• [Code that draws figures]:
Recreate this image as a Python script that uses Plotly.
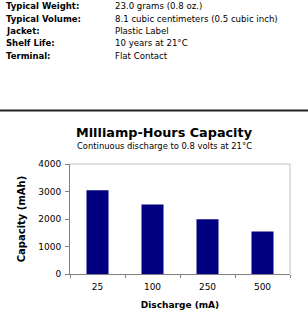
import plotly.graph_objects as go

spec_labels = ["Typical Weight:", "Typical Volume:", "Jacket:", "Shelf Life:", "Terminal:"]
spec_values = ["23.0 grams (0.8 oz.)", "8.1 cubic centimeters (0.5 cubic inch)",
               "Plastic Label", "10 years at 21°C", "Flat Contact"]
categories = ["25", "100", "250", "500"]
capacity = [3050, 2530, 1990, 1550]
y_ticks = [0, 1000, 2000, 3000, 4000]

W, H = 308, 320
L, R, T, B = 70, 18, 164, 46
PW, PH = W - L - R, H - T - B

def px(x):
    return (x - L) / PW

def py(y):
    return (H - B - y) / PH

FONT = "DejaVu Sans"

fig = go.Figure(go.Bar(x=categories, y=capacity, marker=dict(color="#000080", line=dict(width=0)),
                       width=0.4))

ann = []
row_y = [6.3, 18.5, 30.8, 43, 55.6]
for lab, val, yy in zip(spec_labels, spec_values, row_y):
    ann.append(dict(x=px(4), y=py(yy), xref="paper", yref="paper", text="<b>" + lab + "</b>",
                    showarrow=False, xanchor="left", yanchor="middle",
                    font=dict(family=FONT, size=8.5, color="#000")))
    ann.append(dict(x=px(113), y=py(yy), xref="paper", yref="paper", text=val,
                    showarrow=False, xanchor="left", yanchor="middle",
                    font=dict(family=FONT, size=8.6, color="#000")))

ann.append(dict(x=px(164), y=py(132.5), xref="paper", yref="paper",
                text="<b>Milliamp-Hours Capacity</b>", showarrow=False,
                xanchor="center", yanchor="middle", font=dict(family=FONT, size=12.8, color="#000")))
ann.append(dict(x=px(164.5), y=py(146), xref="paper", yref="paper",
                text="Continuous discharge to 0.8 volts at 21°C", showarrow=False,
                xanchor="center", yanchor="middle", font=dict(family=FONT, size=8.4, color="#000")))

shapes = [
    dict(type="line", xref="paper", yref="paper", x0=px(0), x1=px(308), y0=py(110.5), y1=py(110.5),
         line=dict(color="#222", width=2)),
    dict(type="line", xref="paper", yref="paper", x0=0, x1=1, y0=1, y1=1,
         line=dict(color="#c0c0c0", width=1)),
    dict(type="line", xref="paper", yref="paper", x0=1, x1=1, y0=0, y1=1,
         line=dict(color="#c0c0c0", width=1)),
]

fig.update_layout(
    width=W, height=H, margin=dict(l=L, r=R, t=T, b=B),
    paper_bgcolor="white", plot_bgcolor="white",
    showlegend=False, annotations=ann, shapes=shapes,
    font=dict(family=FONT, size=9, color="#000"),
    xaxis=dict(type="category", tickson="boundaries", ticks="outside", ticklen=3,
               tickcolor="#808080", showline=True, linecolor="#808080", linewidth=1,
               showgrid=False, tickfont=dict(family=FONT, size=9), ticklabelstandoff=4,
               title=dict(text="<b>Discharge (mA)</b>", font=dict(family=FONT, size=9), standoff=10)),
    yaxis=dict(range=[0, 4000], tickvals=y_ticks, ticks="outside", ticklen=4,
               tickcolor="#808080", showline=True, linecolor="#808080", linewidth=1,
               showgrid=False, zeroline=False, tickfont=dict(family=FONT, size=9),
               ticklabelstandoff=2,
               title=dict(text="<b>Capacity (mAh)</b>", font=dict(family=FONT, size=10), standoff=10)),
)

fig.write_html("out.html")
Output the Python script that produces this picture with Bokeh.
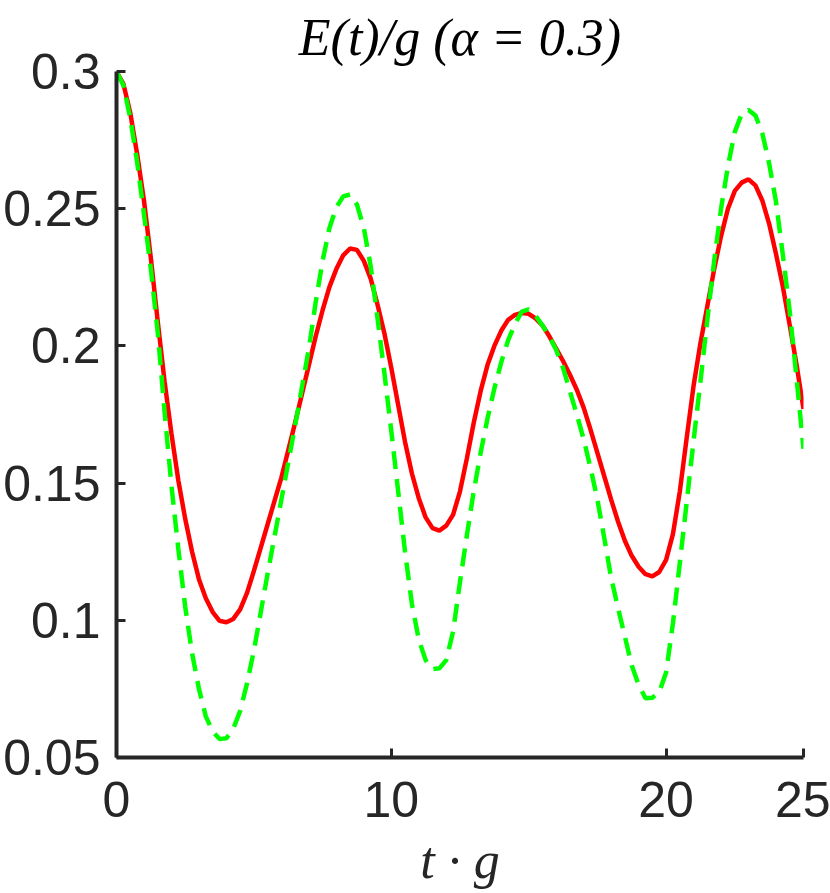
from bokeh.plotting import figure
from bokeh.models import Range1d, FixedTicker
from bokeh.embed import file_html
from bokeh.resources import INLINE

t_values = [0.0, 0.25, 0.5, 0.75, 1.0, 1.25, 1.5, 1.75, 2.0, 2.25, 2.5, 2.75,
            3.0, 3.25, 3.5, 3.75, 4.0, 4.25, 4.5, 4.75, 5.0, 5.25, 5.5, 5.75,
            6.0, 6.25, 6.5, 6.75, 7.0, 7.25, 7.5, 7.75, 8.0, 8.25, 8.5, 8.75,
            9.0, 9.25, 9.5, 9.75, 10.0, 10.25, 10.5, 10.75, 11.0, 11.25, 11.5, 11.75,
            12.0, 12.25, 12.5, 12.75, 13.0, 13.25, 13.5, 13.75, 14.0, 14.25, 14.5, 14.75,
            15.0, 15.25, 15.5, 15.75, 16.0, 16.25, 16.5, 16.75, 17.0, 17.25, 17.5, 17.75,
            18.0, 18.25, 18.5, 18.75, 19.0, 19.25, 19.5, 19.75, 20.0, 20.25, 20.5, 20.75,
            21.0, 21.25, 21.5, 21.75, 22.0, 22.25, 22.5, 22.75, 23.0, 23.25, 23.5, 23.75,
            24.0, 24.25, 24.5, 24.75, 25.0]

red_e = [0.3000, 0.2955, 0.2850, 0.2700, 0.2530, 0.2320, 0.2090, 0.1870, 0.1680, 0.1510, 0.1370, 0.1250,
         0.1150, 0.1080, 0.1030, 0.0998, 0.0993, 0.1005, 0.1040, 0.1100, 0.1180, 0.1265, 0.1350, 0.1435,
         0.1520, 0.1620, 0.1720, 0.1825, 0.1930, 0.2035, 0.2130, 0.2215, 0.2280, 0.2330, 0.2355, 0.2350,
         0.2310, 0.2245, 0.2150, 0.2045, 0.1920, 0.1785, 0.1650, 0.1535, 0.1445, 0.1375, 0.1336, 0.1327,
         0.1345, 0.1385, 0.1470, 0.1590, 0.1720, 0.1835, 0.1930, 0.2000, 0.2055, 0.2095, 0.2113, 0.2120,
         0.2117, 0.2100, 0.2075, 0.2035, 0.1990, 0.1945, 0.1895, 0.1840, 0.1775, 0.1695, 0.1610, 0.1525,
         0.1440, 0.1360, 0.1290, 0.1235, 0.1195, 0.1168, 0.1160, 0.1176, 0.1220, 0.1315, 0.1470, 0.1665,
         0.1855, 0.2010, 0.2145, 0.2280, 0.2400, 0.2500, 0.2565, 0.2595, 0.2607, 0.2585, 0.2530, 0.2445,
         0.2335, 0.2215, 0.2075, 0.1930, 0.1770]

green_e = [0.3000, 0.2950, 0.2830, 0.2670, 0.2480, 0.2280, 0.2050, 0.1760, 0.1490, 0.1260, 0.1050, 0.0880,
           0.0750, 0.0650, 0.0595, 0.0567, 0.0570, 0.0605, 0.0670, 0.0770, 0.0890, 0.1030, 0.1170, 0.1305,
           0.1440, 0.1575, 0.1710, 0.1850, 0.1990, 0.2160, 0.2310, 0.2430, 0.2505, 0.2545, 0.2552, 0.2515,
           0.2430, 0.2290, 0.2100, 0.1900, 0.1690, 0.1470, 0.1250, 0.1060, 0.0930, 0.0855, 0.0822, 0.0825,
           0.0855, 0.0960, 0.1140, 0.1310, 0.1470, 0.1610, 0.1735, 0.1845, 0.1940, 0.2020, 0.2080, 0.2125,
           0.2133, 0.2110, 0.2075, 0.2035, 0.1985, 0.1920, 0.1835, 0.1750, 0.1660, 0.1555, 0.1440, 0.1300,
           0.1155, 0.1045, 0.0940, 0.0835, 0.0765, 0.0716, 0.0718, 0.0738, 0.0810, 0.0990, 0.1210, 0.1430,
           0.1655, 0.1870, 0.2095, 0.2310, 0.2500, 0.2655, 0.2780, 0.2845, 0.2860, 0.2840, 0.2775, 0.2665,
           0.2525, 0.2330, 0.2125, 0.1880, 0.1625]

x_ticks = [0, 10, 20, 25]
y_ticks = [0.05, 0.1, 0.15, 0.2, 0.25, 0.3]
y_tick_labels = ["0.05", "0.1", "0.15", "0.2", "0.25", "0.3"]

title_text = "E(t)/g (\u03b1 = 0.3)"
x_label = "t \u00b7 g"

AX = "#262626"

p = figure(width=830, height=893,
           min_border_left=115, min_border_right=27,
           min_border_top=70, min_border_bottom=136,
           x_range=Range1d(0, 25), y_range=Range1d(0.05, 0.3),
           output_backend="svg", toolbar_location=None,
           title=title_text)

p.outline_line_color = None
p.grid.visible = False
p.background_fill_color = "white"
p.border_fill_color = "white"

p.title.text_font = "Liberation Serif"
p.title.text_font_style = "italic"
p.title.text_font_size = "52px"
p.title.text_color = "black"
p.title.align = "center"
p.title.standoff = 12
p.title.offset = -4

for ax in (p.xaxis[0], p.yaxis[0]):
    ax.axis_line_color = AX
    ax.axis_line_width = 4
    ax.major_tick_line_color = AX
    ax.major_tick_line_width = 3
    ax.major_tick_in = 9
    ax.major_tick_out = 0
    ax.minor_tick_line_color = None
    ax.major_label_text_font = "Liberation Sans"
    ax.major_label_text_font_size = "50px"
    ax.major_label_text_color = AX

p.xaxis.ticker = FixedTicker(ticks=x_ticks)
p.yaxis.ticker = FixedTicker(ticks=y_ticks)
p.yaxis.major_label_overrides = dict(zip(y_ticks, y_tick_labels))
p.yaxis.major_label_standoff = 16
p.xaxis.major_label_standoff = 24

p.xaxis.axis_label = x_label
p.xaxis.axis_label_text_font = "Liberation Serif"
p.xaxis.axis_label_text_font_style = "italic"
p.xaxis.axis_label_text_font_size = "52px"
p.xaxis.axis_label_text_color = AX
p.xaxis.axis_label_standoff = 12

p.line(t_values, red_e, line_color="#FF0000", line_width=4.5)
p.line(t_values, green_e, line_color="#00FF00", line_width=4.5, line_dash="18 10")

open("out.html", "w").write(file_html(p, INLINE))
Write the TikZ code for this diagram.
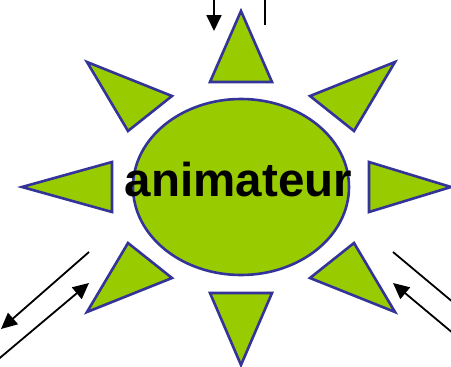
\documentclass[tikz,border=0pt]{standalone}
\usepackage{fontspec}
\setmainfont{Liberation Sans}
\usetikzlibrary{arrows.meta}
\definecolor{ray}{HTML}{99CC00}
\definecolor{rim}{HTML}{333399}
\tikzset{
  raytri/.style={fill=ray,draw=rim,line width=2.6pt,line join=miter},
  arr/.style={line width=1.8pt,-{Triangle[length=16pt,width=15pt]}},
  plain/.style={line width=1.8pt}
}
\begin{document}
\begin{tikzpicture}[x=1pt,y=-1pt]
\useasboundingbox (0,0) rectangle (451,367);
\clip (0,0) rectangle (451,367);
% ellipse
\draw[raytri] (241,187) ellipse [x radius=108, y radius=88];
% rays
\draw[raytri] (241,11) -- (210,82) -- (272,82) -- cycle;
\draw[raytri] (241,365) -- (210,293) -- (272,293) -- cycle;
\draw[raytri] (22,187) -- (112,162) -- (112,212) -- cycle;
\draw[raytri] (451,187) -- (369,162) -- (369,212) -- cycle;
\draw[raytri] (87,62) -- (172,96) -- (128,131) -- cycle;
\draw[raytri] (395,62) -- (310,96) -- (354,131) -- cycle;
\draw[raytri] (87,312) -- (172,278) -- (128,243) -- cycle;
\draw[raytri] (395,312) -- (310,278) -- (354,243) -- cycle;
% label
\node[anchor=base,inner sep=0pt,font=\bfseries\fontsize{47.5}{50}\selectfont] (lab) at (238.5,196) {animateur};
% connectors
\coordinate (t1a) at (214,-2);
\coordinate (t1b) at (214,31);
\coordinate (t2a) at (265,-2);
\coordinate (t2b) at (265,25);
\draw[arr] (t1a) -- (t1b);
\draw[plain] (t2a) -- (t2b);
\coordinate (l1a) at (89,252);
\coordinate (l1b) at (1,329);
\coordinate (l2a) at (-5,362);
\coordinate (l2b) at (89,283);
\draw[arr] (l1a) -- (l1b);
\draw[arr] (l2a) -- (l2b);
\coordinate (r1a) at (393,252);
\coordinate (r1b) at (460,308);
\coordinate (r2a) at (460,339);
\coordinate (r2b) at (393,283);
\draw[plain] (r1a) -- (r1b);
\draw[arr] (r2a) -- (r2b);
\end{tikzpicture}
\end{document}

• [Goal]:
Take the lines above from the top of the records through the one with "import plotly.graph_objects as go" and repeat them exactly, without any pictures.

• [Task result]:
Recreate this image as a Python script that uses Plotly.
import plotly.graph_objects as go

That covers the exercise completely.